Output the lines from the top of the entries below to the line with "(10,480) -- (651,489);", both included, exactly and without pictures.
* * * *
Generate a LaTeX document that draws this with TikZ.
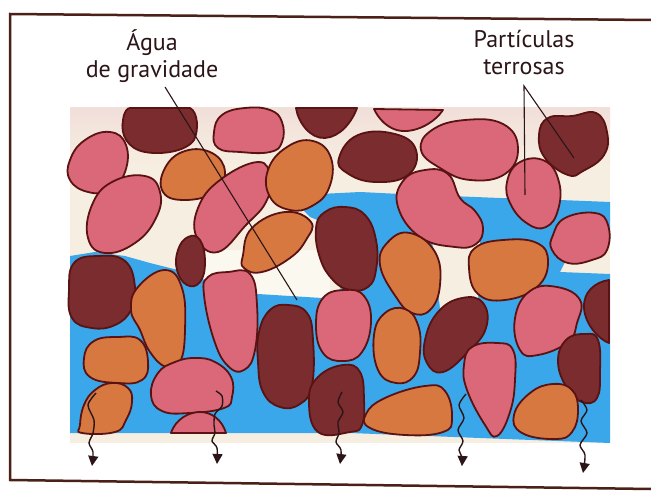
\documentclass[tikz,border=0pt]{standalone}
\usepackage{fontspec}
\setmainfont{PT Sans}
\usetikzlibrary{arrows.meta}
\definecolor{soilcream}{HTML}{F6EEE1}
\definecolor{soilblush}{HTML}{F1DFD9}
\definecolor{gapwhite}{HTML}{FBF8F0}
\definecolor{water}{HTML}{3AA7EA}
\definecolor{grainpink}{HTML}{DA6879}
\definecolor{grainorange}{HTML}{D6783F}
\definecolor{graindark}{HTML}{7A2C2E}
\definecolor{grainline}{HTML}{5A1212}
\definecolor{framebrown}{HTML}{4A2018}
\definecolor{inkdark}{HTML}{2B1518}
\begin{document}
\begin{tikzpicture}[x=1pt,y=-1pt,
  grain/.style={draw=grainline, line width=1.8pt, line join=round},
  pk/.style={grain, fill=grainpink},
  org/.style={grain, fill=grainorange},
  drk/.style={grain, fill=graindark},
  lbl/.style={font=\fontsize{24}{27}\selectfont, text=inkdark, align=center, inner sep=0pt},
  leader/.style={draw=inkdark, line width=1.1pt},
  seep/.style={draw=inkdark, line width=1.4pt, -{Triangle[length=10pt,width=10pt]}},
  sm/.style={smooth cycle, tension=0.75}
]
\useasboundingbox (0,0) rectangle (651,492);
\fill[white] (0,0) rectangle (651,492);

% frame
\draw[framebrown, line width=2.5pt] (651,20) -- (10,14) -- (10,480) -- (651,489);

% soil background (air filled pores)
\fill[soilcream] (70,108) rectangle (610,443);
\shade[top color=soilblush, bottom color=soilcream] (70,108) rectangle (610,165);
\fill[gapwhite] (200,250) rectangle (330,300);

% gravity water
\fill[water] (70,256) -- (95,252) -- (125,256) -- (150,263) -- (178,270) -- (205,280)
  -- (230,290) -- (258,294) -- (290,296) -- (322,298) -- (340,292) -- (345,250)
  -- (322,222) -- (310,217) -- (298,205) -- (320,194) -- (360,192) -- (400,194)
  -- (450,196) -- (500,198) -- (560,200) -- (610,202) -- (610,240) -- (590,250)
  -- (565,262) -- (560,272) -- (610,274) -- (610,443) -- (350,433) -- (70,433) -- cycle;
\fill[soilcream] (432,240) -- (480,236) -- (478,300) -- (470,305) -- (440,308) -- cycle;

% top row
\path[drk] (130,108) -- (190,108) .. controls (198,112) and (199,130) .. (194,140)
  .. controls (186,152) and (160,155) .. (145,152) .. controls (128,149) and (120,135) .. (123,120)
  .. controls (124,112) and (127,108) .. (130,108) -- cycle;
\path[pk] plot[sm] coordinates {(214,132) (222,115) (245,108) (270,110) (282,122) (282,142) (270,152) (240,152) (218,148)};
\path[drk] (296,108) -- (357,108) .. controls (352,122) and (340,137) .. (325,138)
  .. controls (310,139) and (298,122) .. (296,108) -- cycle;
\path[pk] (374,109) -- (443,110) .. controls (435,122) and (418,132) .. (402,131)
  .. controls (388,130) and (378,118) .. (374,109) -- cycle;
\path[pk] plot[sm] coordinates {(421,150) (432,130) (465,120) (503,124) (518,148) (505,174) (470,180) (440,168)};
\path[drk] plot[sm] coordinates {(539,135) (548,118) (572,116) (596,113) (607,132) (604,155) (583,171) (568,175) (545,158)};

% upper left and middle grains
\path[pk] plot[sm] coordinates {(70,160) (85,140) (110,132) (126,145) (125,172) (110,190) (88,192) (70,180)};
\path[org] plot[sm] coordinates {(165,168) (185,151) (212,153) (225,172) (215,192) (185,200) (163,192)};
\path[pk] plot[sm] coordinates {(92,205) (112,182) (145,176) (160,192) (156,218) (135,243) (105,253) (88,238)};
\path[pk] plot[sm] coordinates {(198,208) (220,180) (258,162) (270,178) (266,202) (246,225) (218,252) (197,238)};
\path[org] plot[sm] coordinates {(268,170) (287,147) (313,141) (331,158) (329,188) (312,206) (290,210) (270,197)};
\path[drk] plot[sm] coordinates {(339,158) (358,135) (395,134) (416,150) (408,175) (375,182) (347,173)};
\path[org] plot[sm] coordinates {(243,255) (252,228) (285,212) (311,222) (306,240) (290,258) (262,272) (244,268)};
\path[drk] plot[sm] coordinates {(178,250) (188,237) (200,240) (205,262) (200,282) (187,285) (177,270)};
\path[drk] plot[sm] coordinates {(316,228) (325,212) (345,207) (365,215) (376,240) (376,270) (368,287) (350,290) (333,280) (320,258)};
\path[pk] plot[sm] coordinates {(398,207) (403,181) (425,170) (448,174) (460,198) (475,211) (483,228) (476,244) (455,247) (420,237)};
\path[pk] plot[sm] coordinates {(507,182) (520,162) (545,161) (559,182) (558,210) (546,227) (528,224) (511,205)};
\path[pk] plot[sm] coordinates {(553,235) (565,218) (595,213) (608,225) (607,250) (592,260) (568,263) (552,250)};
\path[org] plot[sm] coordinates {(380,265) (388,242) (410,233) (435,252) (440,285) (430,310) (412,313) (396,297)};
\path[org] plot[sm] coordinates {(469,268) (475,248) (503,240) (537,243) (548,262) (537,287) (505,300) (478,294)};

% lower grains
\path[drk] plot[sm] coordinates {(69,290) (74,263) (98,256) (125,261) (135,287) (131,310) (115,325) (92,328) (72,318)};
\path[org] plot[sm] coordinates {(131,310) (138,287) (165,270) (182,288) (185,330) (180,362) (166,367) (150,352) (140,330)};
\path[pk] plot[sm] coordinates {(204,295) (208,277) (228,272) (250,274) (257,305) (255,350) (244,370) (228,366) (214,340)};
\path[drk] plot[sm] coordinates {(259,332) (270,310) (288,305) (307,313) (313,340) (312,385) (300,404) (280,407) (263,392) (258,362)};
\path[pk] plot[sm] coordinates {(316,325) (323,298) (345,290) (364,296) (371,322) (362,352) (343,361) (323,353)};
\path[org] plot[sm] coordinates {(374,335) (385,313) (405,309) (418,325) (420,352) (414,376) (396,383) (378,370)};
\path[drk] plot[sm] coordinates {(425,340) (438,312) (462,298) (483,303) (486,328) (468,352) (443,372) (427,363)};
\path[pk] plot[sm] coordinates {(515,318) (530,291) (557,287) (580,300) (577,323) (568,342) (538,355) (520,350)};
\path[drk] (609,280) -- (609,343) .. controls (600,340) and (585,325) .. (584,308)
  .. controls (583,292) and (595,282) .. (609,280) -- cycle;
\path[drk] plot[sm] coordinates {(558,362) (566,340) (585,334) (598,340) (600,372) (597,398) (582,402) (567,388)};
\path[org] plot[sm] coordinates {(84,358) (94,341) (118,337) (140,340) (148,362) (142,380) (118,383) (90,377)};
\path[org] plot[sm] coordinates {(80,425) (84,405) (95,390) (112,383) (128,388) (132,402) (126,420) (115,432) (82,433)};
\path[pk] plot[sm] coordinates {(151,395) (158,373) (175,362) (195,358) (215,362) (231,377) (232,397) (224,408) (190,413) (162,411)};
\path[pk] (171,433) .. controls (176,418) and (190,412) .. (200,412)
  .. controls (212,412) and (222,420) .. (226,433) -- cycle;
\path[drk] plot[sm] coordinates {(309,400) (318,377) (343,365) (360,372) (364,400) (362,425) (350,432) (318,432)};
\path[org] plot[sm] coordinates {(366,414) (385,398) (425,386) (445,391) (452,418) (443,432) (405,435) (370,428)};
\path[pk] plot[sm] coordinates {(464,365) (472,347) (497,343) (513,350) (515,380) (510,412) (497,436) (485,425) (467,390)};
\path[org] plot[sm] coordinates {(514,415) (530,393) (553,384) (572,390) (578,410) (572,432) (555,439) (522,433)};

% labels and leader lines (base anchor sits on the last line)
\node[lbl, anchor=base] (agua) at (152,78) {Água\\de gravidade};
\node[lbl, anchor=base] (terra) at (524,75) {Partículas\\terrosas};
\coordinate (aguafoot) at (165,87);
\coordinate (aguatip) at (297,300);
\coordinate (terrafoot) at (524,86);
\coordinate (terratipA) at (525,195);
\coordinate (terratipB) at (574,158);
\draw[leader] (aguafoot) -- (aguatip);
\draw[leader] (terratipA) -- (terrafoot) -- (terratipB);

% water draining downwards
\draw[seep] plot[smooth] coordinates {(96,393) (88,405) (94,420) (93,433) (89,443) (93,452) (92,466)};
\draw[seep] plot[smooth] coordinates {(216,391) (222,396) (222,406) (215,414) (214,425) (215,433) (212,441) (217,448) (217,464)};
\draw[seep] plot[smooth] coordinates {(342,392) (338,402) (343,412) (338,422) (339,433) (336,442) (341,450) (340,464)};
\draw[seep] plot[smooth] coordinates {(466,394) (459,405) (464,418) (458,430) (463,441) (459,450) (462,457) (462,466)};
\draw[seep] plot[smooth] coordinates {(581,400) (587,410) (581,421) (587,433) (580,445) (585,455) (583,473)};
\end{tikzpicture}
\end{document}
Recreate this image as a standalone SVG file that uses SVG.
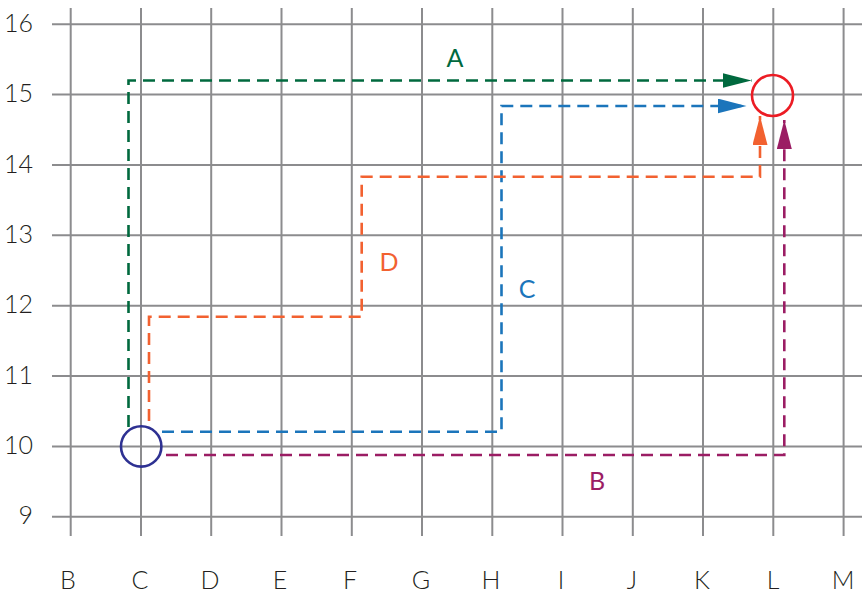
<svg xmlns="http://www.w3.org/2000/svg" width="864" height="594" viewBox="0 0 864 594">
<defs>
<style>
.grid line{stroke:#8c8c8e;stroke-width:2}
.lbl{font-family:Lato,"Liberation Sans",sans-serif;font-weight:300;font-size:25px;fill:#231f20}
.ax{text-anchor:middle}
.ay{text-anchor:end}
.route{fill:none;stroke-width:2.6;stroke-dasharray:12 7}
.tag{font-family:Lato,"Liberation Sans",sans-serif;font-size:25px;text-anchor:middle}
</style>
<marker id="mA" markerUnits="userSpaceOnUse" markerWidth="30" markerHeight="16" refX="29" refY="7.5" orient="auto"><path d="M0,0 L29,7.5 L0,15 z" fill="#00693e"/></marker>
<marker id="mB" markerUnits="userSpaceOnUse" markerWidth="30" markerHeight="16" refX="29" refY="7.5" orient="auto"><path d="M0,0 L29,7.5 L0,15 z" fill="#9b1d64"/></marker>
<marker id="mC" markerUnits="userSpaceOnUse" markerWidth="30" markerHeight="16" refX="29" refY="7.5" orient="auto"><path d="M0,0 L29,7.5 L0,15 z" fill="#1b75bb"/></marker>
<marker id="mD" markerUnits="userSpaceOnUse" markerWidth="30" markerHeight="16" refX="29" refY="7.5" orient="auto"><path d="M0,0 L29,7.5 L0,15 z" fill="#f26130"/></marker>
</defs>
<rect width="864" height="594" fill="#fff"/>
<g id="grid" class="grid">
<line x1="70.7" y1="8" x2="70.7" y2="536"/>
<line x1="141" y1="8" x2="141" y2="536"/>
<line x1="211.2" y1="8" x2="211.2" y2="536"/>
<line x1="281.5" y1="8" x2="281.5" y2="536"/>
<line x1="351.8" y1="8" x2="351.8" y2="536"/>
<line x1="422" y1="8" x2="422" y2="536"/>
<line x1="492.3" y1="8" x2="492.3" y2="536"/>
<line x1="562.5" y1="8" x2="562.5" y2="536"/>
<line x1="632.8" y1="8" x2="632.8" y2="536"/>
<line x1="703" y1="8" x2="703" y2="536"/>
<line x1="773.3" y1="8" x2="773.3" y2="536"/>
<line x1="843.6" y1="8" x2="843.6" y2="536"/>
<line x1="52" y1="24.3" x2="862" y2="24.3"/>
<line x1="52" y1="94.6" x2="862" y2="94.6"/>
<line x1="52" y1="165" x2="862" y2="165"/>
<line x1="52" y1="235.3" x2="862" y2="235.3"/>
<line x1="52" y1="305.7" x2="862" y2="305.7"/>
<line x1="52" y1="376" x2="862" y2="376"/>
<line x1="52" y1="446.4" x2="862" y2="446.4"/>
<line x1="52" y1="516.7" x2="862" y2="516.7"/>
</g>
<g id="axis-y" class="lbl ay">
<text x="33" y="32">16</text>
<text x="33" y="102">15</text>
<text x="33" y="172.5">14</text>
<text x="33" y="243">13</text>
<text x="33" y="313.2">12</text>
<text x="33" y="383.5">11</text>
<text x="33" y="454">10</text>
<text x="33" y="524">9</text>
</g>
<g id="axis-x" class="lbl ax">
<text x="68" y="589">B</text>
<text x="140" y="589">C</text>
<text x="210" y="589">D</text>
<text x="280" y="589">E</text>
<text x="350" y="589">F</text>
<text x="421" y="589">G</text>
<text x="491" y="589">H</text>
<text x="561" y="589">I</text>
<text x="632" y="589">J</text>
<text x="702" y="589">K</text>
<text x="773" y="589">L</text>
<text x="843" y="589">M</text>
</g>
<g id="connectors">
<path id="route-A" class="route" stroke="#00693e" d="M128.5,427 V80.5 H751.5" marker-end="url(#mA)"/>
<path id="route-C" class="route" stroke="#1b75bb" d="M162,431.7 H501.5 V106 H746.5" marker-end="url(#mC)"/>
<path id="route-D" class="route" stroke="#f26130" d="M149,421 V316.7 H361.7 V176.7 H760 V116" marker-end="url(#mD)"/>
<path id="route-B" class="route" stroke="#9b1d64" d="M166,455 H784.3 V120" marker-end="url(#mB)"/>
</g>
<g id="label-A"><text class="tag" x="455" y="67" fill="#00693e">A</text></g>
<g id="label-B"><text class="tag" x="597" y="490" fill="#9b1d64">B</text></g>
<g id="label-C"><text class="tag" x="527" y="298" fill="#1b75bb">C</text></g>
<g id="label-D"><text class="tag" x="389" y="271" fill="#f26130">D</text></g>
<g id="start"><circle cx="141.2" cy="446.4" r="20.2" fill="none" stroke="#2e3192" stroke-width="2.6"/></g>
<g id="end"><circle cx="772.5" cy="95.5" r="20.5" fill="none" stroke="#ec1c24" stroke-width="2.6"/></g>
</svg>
* * * *
OUTPUT BELOW →
Generate a LaTeX document that draws this with TikZ.
\documentclass[tikz,border=0pt]{standalone}
\usepackage{fontspec}
\setmainfont{PT Sans}
\usetikzlibrary{arrows.meta}
\definecolor{soilcream}{HTML}{F6EEE1}
\definecolor{soilblush}{HTML}{F1DFD9}
\definecolor{gapwhite}{HTML}{FBF8F0}
\definecolor{water}{HTML}{3AA7EA}
\definecolor{grainpink}{HTML}{DA6879}
\definecolor{grainorange}{HTML}{D6783F}
\definecolor{graindark}{HTML}{7A2C2E}
\definecolor{grainline}{HTML}{5A1212}
\definecolor{framebrown}{HTML}{4A2018}
\definecolor{inkdark}{HTML}{2B1518}
\begin{document}
\begin{tikzpicture}[x=1pt,y=-1pt,
  grain/.style={draw=grainline, line width=1.8pt, line join=round},
  pk/.style={grain, fill=grainpink},
  org/.style={grain, fill=grainorange},
  drk/.style={grain, fill=graindark},
  lbl/.style={font=\fontsize{24}{27}\selectfont, text=inkdark, align=center, inner sep=0pt},
  leader/.style={draw=inkdark, line width=1.1pt},
  seep/.style={draw=inkdark, line width=1.4pt, -{Triangle[length=10pt,width=10pt]}},
  sm/.style={smooth cycle, tension=0.75}
]
\useasboundingbox (0,0) rectangle (651,492);
\fill[white] (0,0) rectangle (651,492);

% frame
\draw[framebrown, line width=2.5pt] (651,20) -- (10,14) -- (10,480) -- (651,489);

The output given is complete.